Over the course of the pandemic, there has been speculation about what impact the lockdown and other measures have had on people’s mental health. While some services have seen a reduction in referrals, with life’s ordinary pressures eased for some, certain groups have been left vulnerable by the lockdown. 

Emergency services in crisis 

Phone counselling service Childline reports that it delivered 43% of last year’s total counselling sessions in the first seven weeks of lockdown. Many of those who rely on face-to-face counselling to maintain their mental health have found that phone counselling just isn’t the same and have presented to emergency services in crisis. There has also been a spike in eating disorder referrals. 

The pandemic has exposed many things, including the eating patterns of many young people, particularly young women, striving towards unattainable beauty standards and seeking to internalise a sense of control over one aspect of their lives at least. Young people also find themselves cut off from key support in the form of friends.

Reduction in services 

There has also been an increase in reports of primary-school-age children and their parents struggling to cope. Children as young as four have presented to crisis mental health services with concerns that they are a significant risk to themselves or others. This is reflective of the needs of young children to have an enriched, engaging and social environment. It also demonstrates the impact that a reduction in mental service availablity is having on families. 

However, it’s important to recognise that, pandemic or not, the state of people’s mental health is often in large part a reflection of their material conditions. Working-class people are most vulnerable to these effects. Those with little or no outdoor space, limited access to transport to outdoor spaces, and limited income to struggling to cope with lockdown, mental ill health is too often a normal reaction to abnormal circumstances. Mental health practitioners are acutely aware of this and avoid invalidating people by trying to teach them to tolerate the intolerable.

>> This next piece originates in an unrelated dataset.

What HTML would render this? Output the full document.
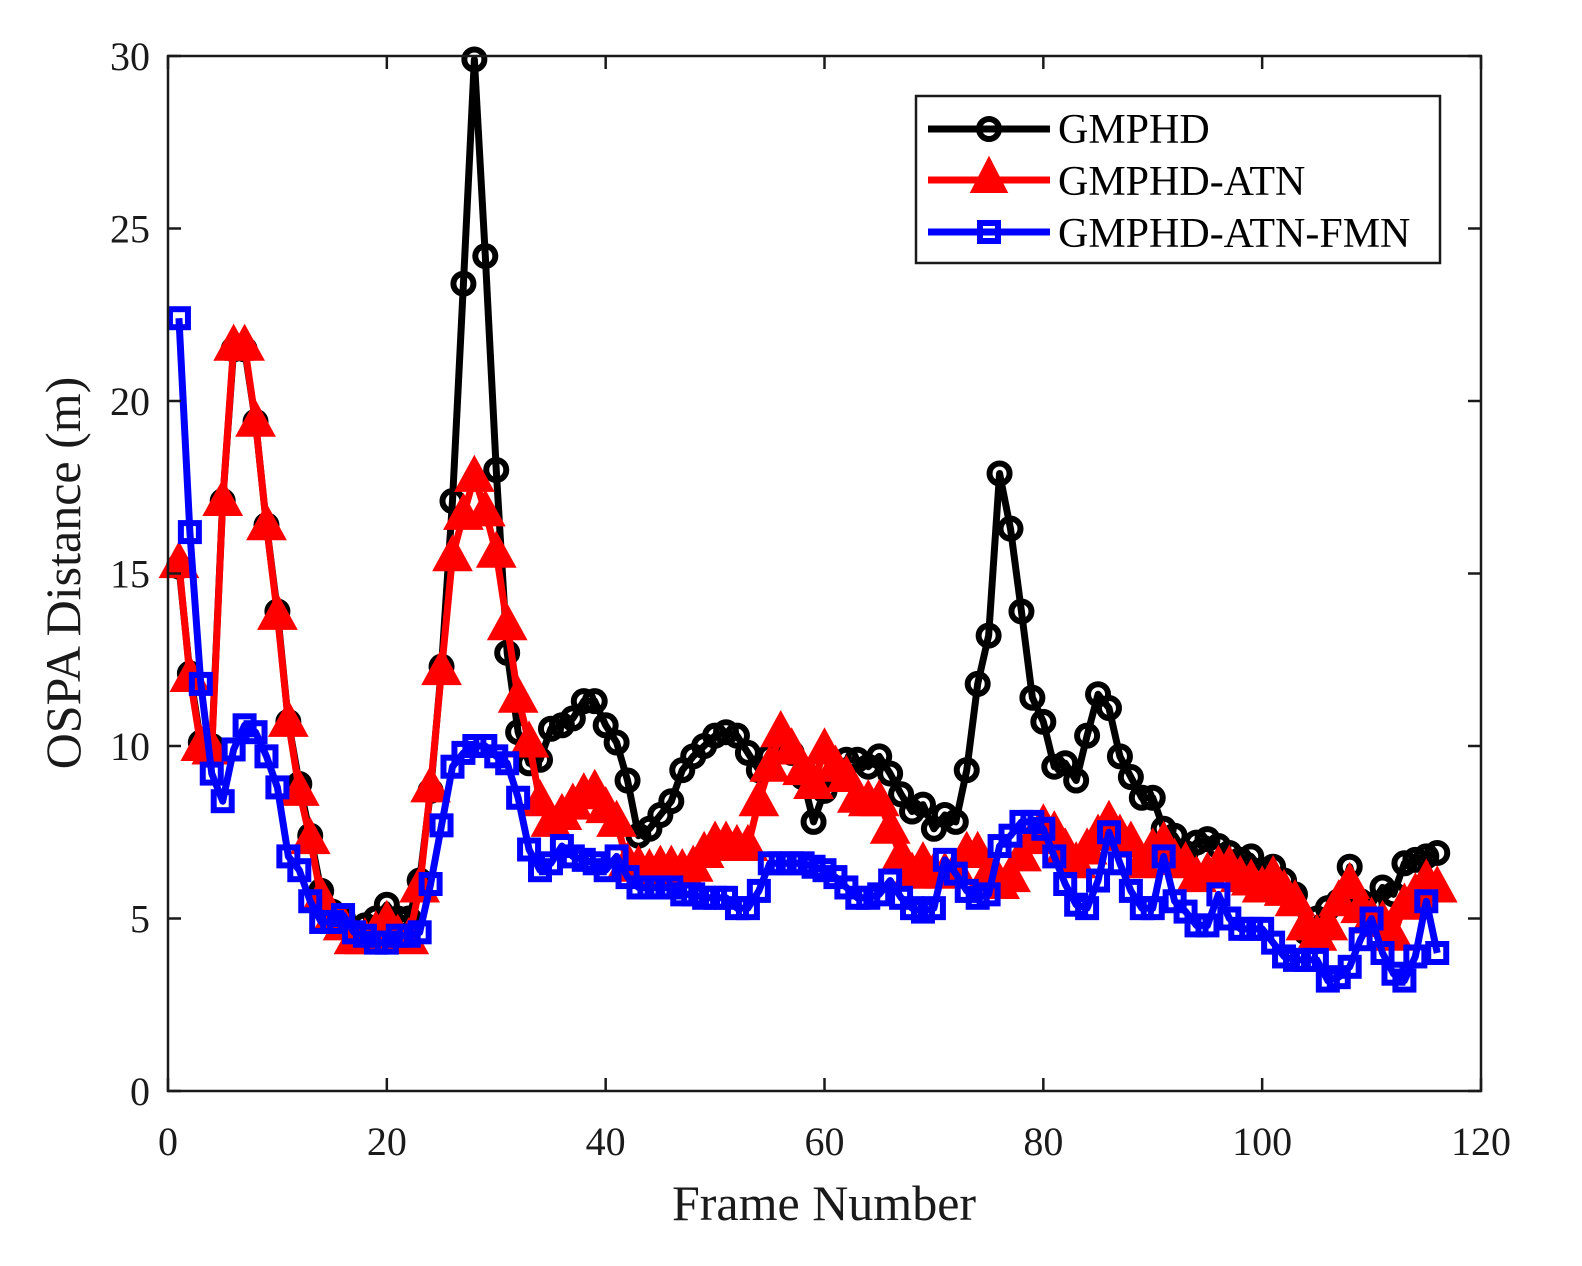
<!DOCTYPE html>
<html><head><meta charset="utf-8"><style>
html,body{margin:0;padding:0;background:#fff;}
svg text{font-family:"Liberation Serif",serif;fill:#1a1a1a;}
</style></head><body>
<svg id="s" width="1582" height="1261" xmlns="http://www.w3.org/2000/svg">
<rect x="0" y="0" width="1582" height="1261" fill="#fff"/>
<g id="plot"></g>
<rect x="168" y="56" width="1313" height="1035" fill="none" stroke="#1a1a1a" stroke-width="2.5"/>
<g id="ticks" stroke="#1a1a1a" stroke-width="2.5"></g>
<g id="labels" font-size="40"></g>
<text x="824" y="1220" font-size="50" text-anchor="middle">Frame Number</text>
<text transform="translate(80,573) rotate(-90)" font-size="50" text-anchor="middle">OSPA Distance (m)</text>
<g>
<rect x="916" y="96" width="524" height="167" fill="#fff" stroke="#1a1a1a" stroke-width="2.5"/>
<line x1="928" y1="129" x2="1050" y2="129" stroke="#000" stroke-width="7"/>
<circle cx="989" cy="129" r="10" fill="none" stroke="#000" stroke-width="6"/>
<line x1="928" y1="180" x2="1050" y2="180" stroke="#f00" stroke-width="7"/>
<polygon points="989,160 1005,191 973,191" fill="#f00" stroke="#f00" stroke-width="4"/>
<line x1="928" y1="232" x2="1050" y2="232" stroke="#00f" stroke-width="7"/>
<rect x="980" y="223" width="18" height="18" fill="none" stroke="#00f" stroke-width="6"/>
<text x="1058" y="143" font-size="42" style="fill:#000">GMPHD</text>
<text x="1058" y="195" font-size="42" style="fill:#000">GMPHD-ATN</text>
<text x="1058" y="247" font-size="42" style="fill:#000">GMPHD-ATN-FMN</text>
</g>
</svg>
<script>
var X=function(v){return 168+v*1313/120;},Y=function(v){return 1091-v*1035/30;};
var ns="http://www.w3.org/2000/svg";
function el(t,a,p){var e=document.createElementNS(ns,t);for(var k in a)e.setAttribute(k,a[k]);p.appendChild(e);return e;}
var tk=document.getElementById('ticks'),lb=document.getElementById('labels');
for(var i=0;i<=120;i+=20){var x=X(i);el('line',{x1:x,y1:1091,x2:x,y2:1078},tk);el('line',{x1:x,y1:56,x2:x,y2:69},tk);
var t=el('text',{x:x,y:1155,'text-anchor':'middle'},lb);t.textContent=i;}
for(var j=0;j<=30;j+=5){var y=Y(j);el('line',{x1:168,y1:y,x2:181,y2:y},tk);el('line',{x1:1481,y1:y,x2:1468,y2:y},tk);
var t=el('text',{x:150,y:y+14,'text-anchor':'end'},lb);t.textContent=j;}
var K=[15.2,12.1,10.1,10,17.1,21.5,21.5,19.4,16.4,13.9,10.7,8.9,7.4,5.8,5.2,5,4.6,4.8,5,5.4,5,5,6.1,8.7,12.3,17.1,23.4,29.9,24.2,18,12.7,10.4,9.5,9.6,10.5,10.6,10.8,11.3,11.3,10.6,10.1,9,7.4,7.6,8,8.4,9.3,9.7,10,10.3,10.4,10.3,9.8,9.3,9.7,10,9.8,9.1,7.8,8.7,9.2,9.6,9.6,9.4,9.7,9.2,8.6,8.1,8.3,7.6,8,7.8,9.3,11.8,13.2,17.9,16.3,13.9,11.4,10.7,9.4,9.5,9,10.3,11.5,11.1,9.7,9.1,8.5,8.5,7.6,7.4,6.9,7.2,7.3,7.1,6.9,6.7,6.8,6.4,6.5,6.1,5.7,4.6,5,5.3,5.5,6.5,5.5,5.4,5.9,5.7,6.6,6.7,6.8,6.9];
var R=[15.3,12,10,9.9,17.1,21.6,21.6,19.4,16.4,13.8,10.7,8.7,7.3,5.6,5,4.8,4.4,4.4,4.6,4.9,4.5,4.4,5.9,8.8,12.2,15.5,16.7,17.8,16.8,15.6,13.5,11.4,10.1,8.4,7.8,8,8.3,8.6,8.7,8.2,7.8,6.6,6.5,6.4,6.5,6.5,6.4,6.5,6.9,7.2,7.2,7.1,7.1,8.4,9.4,10.4,9.9,9.3,8.9,9.9,9.4,9.1,8.5,8.4,8.4,7.6,6.8,6.3,6.6,6.3,6.3,6.4,6.9,6.9,6.3,6,6.2,6.8,7.3,7.7,7.5,7,6.6,7,7.4,7.8,7.4,7.2,6.6,7,7.2,6.7,6.6,6.2,6.3,6.5,6.5,6.2,6.1,5.9,6.2,5.8,5.5,4.8,4.5,4.8,5.5,6,5.3,5,4.9,4.5,5.4,5.7,6.1,5.9];
var B=[22.4,16.2,11.8,9.2,8.4,9.9,10.6,10.4,9.7,8.8,6.8,6.4,5.5,4.9,4.9,5.1,4.6,4.5,4.3,4.3,4.5,4.5,4.6,6,7.7,9.4,9.8,10,10,9.7,9.5,8.5,7,6.4,6.6,7.1,6.8,6.7,6.6,6.4,6.8,6.2,5.9,5.9,5.9,5.9,5.7,5.7,5.6,5.6,5.6,5.3,5.3,5.8,6.6,6.6,6.6,6.6,6.5,6.4,6.2,5.9,5.6,5.6,5.7,6.1,5.6,5.3,5.2,5.3,6.7,6.3,5.8,5.6,5.7,7.1,7.4,7.8,7.8,7.6,6.8,6,5.4,5.3,6.1,7.5,6.6,5.8,5.3,5.3,6.8,5.5,5.2,4.8,4.8,5.7,5,4.7,4.7,4.7,4.3,3.9,3.8,3.8,3.8,3.2,3.3,3.6,4.4,5,4,3.4,3.2,3.9,5.5,4];
var g=document.getElementById('plot');
function series(d,c,m){var p=d.map(function(v,i){return X(i+1)+','+Y(v);}).join(' ');
el('polyline',{points:p,fill:'none',stroke:c,'stroke-width':7,'stroke-linejoin':'round'},g);
d.forEach(function(v,i){var x=X(i+1),y=Y(v);
if(m==0)el('circle',{cx:x,cy:y,r:10,fill:'none',stroke:c,'stroke-width':6},g);
else if(m==1)el('polygon',{points:x+','+(y-18)+' '+(x+17)+','+(y+13)+' '+(x-17)+','+(y+13),fill:c,stroke:c,'stroke-width':4},g);
else el('rect',{x:x-9,y:y-9,width:18,height:18,fill:'none',stroke:c,'stroke-width':6},g);});}
series(K,'#000',0);series(R,'#f00',1);series(B,'#00f',2);
</script>
</body></html>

The reality is that to attempt to do so would in itself be harmful.

Massive investment needed 

In addition to the economic debt, there will be a huge mental health debt from this crisis. The looming mental health crisis will inevitably be compounded by the unfolding economic crisis. The pandemic cannot be used as an excuse to withhold mental health services or deny access to living conditions that make many such services redundant. Mass investment must be made in mental health services now, adapting existing services to be able to deliver even under pandemic conditions. The current workforce must be expanded and upskilled. Even before the pandemic and the psychological harm it has caused, mental health services were overstretched. The need for investment has never been more urgent.

Important a role as they have to play, the limitations of mental health services must also be acknowledged. No amount of counselling or mindfulness will successfully train people to tolerate the intolerable. The most effective way to improve people’s mental health is to liberate them from poverty, hardship, oppression and marginalisation. This means liberation from the intolerable conditions which capitalism as a system requires, and replace it with a socialist system that enriches ordinary people’s material and social environment.